--- START ---
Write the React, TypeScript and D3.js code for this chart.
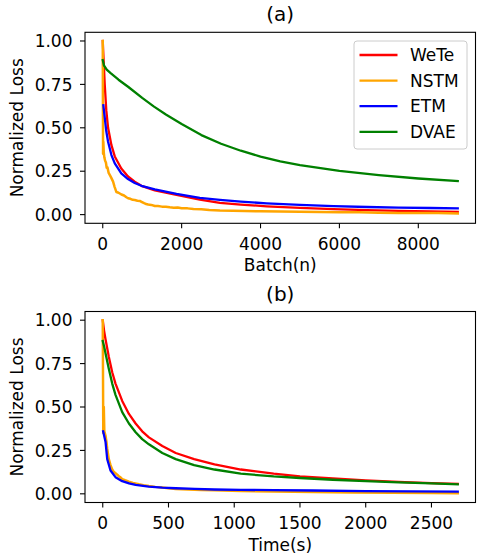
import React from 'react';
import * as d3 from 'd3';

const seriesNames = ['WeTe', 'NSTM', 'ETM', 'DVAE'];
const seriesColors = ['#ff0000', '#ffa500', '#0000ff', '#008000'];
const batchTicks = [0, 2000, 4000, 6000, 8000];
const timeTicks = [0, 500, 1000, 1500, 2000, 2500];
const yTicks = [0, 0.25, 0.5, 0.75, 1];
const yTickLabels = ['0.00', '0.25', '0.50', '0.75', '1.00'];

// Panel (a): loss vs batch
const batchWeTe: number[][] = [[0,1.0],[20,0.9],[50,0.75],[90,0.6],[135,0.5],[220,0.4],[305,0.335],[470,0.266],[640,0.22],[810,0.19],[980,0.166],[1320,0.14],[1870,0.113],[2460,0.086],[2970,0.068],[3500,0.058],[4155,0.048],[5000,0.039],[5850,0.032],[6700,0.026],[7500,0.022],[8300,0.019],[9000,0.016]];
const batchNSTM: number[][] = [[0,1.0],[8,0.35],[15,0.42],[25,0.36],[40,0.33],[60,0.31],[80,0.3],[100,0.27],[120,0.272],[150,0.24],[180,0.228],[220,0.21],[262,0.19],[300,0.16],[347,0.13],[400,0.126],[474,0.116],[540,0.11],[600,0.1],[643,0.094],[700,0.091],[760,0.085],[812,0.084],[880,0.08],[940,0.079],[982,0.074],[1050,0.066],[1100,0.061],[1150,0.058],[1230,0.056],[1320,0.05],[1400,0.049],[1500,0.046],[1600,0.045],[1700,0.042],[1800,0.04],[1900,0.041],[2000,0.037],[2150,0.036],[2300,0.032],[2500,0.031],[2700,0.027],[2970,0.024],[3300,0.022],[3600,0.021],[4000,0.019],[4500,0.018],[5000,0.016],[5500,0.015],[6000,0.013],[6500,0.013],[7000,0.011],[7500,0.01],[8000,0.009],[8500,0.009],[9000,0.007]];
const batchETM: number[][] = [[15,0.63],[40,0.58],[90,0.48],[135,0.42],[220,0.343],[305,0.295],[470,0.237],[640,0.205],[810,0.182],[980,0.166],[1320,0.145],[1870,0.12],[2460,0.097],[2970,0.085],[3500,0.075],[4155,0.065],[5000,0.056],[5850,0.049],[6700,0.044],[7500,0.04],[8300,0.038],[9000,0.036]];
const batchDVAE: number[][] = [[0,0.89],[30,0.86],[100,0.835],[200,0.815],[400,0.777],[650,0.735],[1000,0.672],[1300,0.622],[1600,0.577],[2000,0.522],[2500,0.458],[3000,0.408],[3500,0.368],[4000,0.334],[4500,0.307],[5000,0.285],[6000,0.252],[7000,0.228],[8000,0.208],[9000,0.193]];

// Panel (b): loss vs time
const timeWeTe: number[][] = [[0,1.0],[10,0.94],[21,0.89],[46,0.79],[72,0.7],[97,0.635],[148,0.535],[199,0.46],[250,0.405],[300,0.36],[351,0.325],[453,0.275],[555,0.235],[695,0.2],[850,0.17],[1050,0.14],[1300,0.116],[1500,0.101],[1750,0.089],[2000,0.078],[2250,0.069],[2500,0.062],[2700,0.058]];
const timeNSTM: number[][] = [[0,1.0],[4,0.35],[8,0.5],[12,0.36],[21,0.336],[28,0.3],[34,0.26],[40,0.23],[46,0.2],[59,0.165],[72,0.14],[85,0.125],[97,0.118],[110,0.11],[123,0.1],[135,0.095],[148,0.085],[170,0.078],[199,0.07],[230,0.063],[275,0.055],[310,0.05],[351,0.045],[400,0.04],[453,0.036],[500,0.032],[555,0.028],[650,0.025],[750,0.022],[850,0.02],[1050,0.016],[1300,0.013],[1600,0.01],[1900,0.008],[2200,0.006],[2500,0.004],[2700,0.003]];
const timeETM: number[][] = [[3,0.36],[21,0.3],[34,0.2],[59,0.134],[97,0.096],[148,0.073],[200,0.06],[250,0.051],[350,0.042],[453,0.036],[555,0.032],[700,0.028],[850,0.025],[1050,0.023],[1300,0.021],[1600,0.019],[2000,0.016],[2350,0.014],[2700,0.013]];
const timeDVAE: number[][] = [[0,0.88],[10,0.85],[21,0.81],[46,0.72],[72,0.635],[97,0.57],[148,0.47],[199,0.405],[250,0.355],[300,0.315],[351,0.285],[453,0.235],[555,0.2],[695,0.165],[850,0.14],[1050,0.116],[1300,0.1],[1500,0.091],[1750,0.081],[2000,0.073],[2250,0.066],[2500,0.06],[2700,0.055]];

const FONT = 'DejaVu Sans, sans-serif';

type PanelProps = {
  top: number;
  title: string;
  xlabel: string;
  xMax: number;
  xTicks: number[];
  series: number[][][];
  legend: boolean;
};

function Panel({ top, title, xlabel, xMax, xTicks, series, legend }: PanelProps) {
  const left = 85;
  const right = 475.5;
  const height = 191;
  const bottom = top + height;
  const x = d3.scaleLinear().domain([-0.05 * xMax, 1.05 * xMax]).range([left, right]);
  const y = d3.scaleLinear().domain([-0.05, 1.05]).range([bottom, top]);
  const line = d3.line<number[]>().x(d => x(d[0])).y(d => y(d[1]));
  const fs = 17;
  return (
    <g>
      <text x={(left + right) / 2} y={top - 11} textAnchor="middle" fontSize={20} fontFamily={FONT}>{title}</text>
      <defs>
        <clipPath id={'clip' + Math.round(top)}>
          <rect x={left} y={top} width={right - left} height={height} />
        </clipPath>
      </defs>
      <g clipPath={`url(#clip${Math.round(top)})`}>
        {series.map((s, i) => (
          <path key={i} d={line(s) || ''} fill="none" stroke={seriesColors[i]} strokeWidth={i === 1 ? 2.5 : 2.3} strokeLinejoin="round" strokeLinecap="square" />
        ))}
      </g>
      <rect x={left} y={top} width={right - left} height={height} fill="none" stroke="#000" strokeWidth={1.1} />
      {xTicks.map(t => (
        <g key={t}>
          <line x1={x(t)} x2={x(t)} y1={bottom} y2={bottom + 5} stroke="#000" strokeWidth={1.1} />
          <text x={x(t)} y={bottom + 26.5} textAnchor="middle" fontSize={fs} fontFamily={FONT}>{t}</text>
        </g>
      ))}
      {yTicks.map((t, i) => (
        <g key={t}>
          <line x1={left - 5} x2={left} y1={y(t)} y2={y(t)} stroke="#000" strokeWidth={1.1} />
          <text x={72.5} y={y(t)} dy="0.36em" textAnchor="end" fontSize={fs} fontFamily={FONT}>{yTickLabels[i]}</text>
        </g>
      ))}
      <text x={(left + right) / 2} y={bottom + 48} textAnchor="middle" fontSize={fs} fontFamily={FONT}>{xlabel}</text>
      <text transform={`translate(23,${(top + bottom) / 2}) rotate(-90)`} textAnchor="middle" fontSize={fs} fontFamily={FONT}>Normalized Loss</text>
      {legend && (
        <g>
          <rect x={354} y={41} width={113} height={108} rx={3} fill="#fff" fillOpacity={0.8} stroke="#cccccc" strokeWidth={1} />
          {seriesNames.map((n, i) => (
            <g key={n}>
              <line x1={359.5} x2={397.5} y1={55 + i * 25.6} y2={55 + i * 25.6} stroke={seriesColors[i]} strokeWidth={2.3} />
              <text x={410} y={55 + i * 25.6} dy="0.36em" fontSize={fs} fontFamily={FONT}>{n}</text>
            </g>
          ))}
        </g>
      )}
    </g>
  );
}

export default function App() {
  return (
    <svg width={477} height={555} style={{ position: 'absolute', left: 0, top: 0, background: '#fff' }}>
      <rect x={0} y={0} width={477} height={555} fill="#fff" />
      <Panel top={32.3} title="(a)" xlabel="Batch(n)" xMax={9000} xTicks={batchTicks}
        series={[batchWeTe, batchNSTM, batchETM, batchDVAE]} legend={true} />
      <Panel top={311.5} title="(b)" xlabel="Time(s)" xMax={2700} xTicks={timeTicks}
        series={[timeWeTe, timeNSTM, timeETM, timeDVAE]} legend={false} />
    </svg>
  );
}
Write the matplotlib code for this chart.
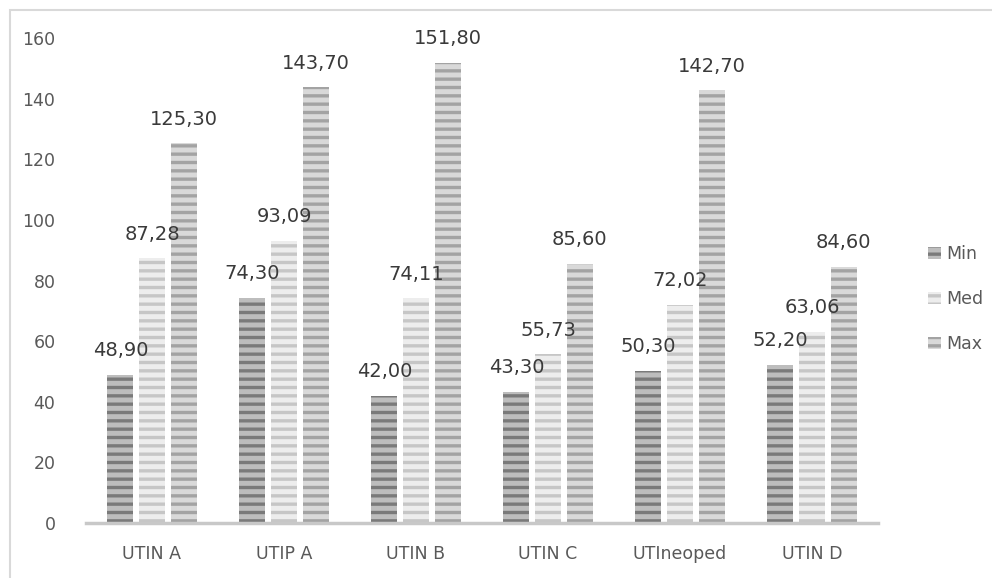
--- END ---
» GIVEN REQUEST: Pictures excluded, repeat the records exactly from their opening line through the line containing "const yTickLabels = ['0.00', '0.25', '0.50', '0.75', '1.00'];".

» OUTPUT FOR THIS TASK:
Write the React, TypeScript and D3.js code for this chart.
import React from 'react';
import * as d3 from 'd3';

const seriesNames = ['WeTe', 'NSTM', 'ETM', 'DVAE'];
const seriesColors = ['#ff0000', '#ffa500', '#0000ff', '#008000'];
const batchTicks = [0, 2000, 4000, 6000, 8000];
const timeTicks = [0, 500, 1000, 1500, 2000, 2500];
const yTicks = [0, 0.25, 0.5, 0.75, 1];
const yTickLabels = ['0.00', '0.25', '0.50', '0.75', '1.00'];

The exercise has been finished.